It was a few weeks ago that I noticed him. Standing in the shadows. I recognized him immediately, of course. Joe Black.
In the movie, Joe Black [Death] is Brad Pitt handsome, suave, and sophisticated. Coming all too soon for the media mogul played by Anthony Hopkins, Joe agrees to a reprieve in exchange for a tour of life on earth.
In real life, Joe Black isn’t handsome. And he doesn’t negotiate.
Her weight loss was what I first noticed. And her energy was off. I chalked it up to the summer heat. But as the days passed, I knew something was amiss.
“Lymphoma,” the vet said. (Joe nodded sagely in the corner behind him.) There was time, said the doctor. Options. Treatments. (“It’s a lie,” Joe said.) The words became a blur as my legs buckled beneath me.
We took Sammy home. We lived those next weeks with such tender care, such focus, such determination. And Sammy lived like royalty.
On a rare and glorious summer day, with my precious son, her master, we walked together the paths of seasons past, visiting the haunts of carefree boyhood, knowing all the while in the recesses of our hearts that today we had the cares of men.
I watched as Sammy nuzzled and played with my boy. The sky clear, the summer sun warm. The moments filled with unbounded joy. And tinged with that contingent sadness that came with the knowing that these days of summer would be all too brief.

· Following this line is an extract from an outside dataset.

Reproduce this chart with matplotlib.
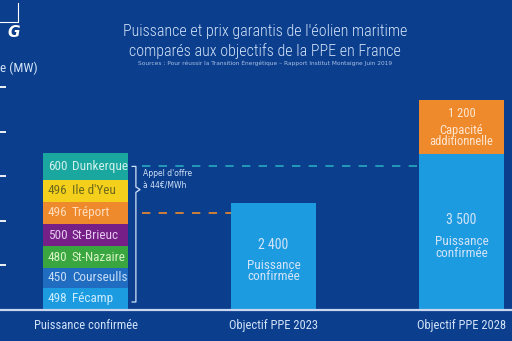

I could feel the gentle breeze from the fetch of the lake. Across the sweeping field of fresh cut grass, I saw Joe watching. I pretended not to see him.
With such intensity we held her close and whispered in her ear. A noble dog. The treasured one who had brought unbridled joy to a young boy’s heart. The one who played with him and walked with him, in the rain and in the snow. A creature who knew only love, no matter the seasons of the year. Or of life.
The day grew short. In the parting, there was such grief.
I held her as she slipped away. My hands still ache from the digging in the hard, dry earth. I laid her to rest beneath the apple tree in the yard in which the boy became a man, the place they both loved so much. I worry that she will be wet and cold and lonely. I miss her terribly; and I grieve the empty place in the heart of my sweet boy that I can never heal.
I know why the great masters have always sent their students to the charnel grounds. It is only there that we begin to burn with the recognition of all that is so transient. And learn to find the truth in what remains.
It is perhaps Joe’s one and only gift, that lesson seared by our mortality: live.
I want to live these last days of summer with urgency and fervor. To know the crisp morning air, to feel the intensity of the sun, to hear the sounds of the crickets and the bats, to watch the flickers of the fire flies in the dying light.
Summer wanes. Sammy’s gone. I scan the perimeter for Joe Black. I don’t see him. But I know he’s there.